### Work to be completed
Each line of the material must be repeated precisely, with the pictures left out.

### Data shown
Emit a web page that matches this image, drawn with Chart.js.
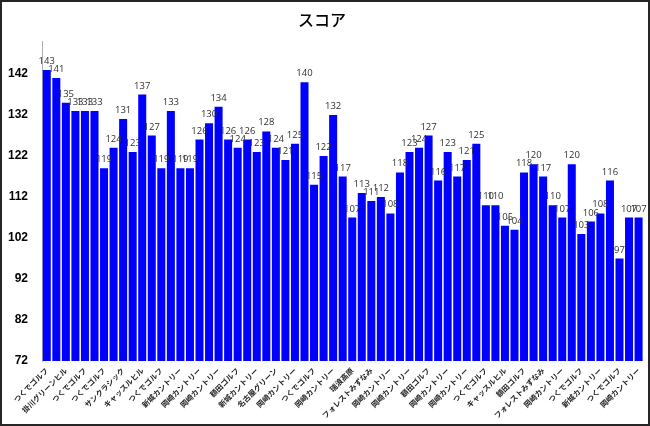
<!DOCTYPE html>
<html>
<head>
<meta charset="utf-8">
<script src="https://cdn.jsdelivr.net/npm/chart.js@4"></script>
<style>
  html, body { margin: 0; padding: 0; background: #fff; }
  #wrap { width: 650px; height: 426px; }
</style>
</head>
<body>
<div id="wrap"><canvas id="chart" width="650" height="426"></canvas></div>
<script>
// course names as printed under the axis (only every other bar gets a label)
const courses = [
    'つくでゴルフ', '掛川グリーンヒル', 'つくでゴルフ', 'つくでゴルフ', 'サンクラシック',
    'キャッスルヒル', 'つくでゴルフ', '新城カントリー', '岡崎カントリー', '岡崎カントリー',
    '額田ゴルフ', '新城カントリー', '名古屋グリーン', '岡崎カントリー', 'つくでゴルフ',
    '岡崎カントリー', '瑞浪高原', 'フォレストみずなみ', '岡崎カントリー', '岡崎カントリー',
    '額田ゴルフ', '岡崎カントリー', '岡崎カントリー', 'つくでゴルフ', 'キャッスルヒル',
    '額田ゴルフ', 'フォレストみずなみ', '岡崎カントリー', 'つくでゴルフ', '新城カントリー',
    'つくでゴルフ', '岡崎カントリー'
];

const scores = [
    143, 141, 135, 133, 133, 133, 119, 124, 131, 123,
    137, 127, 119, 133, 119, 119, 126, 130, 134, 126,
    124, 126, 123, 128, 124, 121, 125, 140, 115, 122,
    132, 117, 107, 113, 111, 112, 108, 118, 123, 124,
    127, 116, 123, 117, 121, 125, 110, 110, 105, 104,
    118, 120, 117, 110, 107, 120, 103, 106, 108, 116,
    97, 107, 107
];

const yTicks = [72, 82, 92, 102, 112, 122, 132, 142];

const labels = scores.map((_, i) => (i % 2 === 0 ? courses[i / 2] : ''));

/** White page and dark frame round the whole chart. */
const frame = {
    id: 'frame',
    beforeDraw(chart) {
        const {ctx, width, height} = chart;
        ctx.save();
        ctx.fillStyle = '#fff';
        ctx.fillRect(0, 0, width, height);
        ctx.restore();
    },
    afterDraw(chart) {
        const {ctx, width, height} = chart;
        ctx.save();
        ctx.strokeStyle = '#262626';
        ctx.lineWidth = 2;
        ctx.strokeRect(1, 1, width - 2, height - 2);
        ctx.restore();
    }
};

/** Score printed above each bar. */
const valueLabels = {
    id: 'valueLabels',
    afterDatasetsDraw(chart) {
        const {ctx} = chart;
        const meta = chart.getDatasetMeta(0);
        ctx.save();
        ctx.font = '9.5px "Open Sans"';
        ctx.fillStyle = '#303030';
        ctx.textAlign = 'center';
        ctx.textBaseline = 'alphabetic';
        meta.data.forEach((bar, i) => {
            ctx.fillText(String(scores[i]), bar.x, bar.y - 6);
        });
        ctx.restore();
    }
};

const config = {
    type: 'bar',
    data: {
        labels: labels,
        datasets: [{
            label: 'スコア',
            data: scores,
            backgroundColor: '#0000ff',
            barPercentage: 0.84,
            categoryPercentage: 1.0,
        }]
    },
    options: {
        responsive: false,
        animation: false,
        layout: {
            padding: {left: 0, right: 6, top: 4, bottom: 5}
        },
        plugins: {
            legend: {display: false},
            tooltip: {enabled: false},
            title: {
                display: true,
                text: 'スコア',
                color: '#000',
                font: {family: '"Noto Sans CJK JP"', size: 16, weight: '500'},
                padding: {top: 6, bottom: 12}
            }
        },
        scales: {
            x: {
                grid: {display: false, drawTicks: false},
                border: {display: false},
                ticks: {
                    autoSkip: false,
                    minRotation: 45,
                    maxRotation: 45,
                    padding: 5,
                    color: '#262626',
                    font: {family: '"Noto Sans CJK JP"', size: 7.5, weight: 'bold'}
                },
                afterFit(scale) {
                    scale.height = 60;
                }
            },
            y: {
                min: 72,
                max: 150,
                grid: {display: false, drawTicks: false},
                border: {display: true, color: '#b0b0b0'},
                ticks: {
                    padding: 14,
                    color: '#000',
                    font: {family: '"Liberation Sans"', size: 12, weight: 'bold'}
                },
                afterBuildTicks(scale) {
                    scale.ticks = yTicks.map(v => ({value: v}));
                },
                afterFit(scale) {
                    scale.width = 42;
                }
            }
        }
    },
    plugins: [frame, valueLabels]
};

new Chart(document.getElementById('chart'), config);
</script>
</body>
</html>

### Final answer
Emit a web page that matches this image, drawn with Chart.js.
<!DOCTYPE html>
<html>
<head>
<meta charset="utf-8">
<script src="https://cdn.jsdelivr.net/npm/chart.js@4"></script>
<style>
  html, body { margin: 0; padding: 0; background: #fff; }
  #wrap { width: 650px; height: 426px; }
</style>
</head>
<body>
<div id="wrap"><canvas id="chart" width="650" height="426"></canvas></div>
<script>
// course names as printed under the axis (only every other bar gets a label)
const courses = [
    'つくでゴルフ', '掛川グリーンヒル', 'つくでゴルフ', 'つくでゴルフ', 'サンクラシック',
    'キャッスルヒル', 'つくでゴルフ', '新城カントリー', '岡崎カントリー', '岡崎カントリー',
    '額田ゴルフ', '新城カントリー', '名古屋グリーン', '岡崎カントリー', 'つくでゴルフ',
    '岡崎カントリー', '瑞浪高原', 'フォレストみずなみ', '岡崎カントリー', '岡崎カントリー',
    '額田ゴルフ', '岡崎カントリー', '岡崎カントリー', 'つくでゴルフ', 'キャッスルヒル',
    '額田ゴルフ', 'フォレストみずなみ', '岡崎カントリー', 'つくでゴルフ', '新城カントリー',
    'つくでゴルフ', '岡崎カントリー'
];

const scores = [
    143, 141, 135, 133, 133, 133, 119, 124, 131, 123,
    137, 127, 119, 133, 119, 119, 126, 130, 134, 126,
    124, 126, 123, 128, 124, 121, 125, 140, 115, 122,
    132, 117, 107, 113, 111, 112, 108, 118, 123, 124,
    127, 116, 123, 117, 121, 125, 110, 110, 105, 104,
    118, 120, 117, 110, 107, 120, 103, 106, 108, 116,
    97, 107, 107
];

const yTicks = [72, 82, 92, 102, 112, 122, 132, 142];

const labels = scores.map((_, i) => (i % 2 === 0 ? courses[i / 2] : ''));

/** White page and dark frame round the whole chart. */
const frame = {
    id: 'frame',
    beforeDraw(chart) {
        const {ctx, width, height} = chart;
        ctx.save();
        ctx.fillStyle = '#fff';
        ctx.fillRect(0, 0, width, height);
        ctx.restore();
    },
    afterDraw(chart) {
        const {ctx, width, height} = chart;
        ctx.save();
        ctx.strokeStyle = '#262626';
        ctx.lineWidth = 2;
        ctx.strokeRect(1, 1, width - 2, height - 2);
        ctx.restore();
    }
};

/** Score printed above each bar. */
const valueLabels = {
    id: 'valueLabels',
    afterDatasetsDraw(chart) {
        const {ctx} = chart;
        const meta = chart.getDatasetMeta(0);
        ctx.save();
        ctx.font = '9.5px "Open Sans"';
        ctx.fillStyle = '#303030';
        ctx.textAlign = 'center';
        ctx.textBaseline = 'alphabetic';
        meta.data.forEach((bar, i) => {
            ctx.fillText(String(scores[i]), bar.x, bar.y - 6);
        });
        ctx.restore();
    }
};

const config = {
    type: 'bar',
    data: {
        labels: labels,
        datasets: [{
            label: 'スコア',
            data: scores,
            backgroundColor: '#0000ff',
            barPercentage: 0.84,
            categoryPercentage: 1.0,
        }]
    },
    options: {
        responsive: false,
        animation: false,
        layout: {
            padding: {left: 0, right: 6, top: 4, bottom: 5}
        },
        plugins: {
            legend: {display: false},
            tooltip: {enabled: false},
            title: {
                display: true,
                text: 'スコア',
                color: '#000',
                font: {family: '"Noto Sans CJK JP"', size: 16, weight: '500'},
                padding: {top: 6, bottom: 12}
            }
        },
        scales: {
            x: {
                grid: {display: false, drawTicks: false},
                border: {display: false},
                ticks: {
                    autoSkip: false,
                    minRotation: 45,
                    maxRotation: 45,
                    padding: 5,
                    color: '#262626',
                    font: {family: '"Noto Sans CJK JP"', size: 7.5, weight: 'bold'}
                },
                afterFit(scale) {
                    scale.height = 60;
                }
            },
            y: {
                min: 72,
                max: 150,
                grid: {display: false, drawTicks: false},
                border: {display: true, color: '#b0b0b0'},
                ticks: {
                    padding: 14,
                    color: '#000',
                    font: {family: '"Liberation Sans"', size: 12, weight: 'bold'}
                },
                afterBuildTicks(scale) {
                    scale.ticks = yTicks.map(v => ({value: v}));
                },
                afterFit(scale) {
                    scale.width = 42;
                }
            }
        }
    },
    plugins: [frame, valueLabels]
};

new Chart(document.getElementById('chart'), config);
</script>
</body>
</html>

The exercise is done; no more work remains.